IRS to get names of U.S. taxpayers banking with Wegelin & Co.

IRS to get names of U.S. taxpayers banking with Wegelin & Co.


IRS to get names of U.S. taxpayers banking with Wegelin & Co. through a Connecticut based correspondent account with UBS.

On January 28, U.S. District Judge William H. Pauley III signed an order in Manhattan federal court that authorized the IRS to serve a summons on UBS, the largest Swiss bank. The summons demanded that UBS AG was to produce account information of U.S. taxpayers banking with Wegelin & Co, through a Connecticut-based correspondent account with UBS. These records will allow U.S. authorities to determine who held assets at Wegelin and other Swiss institutions using the UBS account. Wegelin pled guilty in Manhattan federal court on January 3, 2013, to conspiring with U.S. taxpayers and others to hide more than $ 1.2 billion in secret Swiss bank accounts and to conceal the income they generated from the IRS.

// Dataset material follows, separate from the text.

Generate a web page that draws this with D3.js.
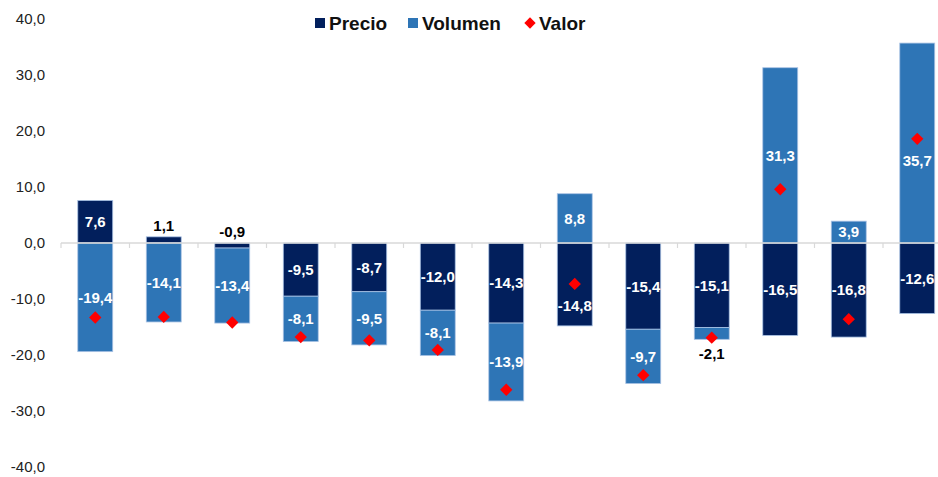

In this action, the Court granted the IRS permission to serve what is known as a “John Doe” summons on UBS. The IRS uses John Doe summonses to obtain information about possible tax fraud by individuals whose identities are unknown. This summons directs UBS to produce records identifying U.S. taxpayers with accounts at Wegelin and other Swiss banks that used Wegelin’s Correspondent Account. The John Doe summons targets a Stanford, Connecticut UBS correspondent account that Wegelin opened in the late 1990s. The account allowed Wegelin and other banks to launder U.S. taxpayers’ funds from their undeclared accounts in Switzerland.

The IRS has offered a series of voluntary disclosure programs to encourage taxpayers with undeclared foreign bank accounts to come forward. For now, the John Doe summons is not an event that would render a voluntary disclosure untimely. However, it is unclear whether that policy will remain in place. The IRS has stated Under FAQ 21 of the 2012 Offshore Voluntary Disclosure Program (OVDP) that certain groups of taxpayers “that have or had accounts at specific financial institution will be ineligible due to U.S. government actions in connection with the specific financial institution.” Thus, time might be running out for U.S. customers of Wegelin, and for all other American taxpayers who have not properly declared their foreign accounts.

Manhattan U.S. Attorney Preet Bharara said: “This summons is the latest step in our efforts to identify and prosecute U.S. taxpayers who think they can evade their legal responsibility to pay taxes by secreting their money away in anonymous off-shore accounts at Wegelin and other banks, and to recover the hundreds of millions of dollars that is owed to the IRS.”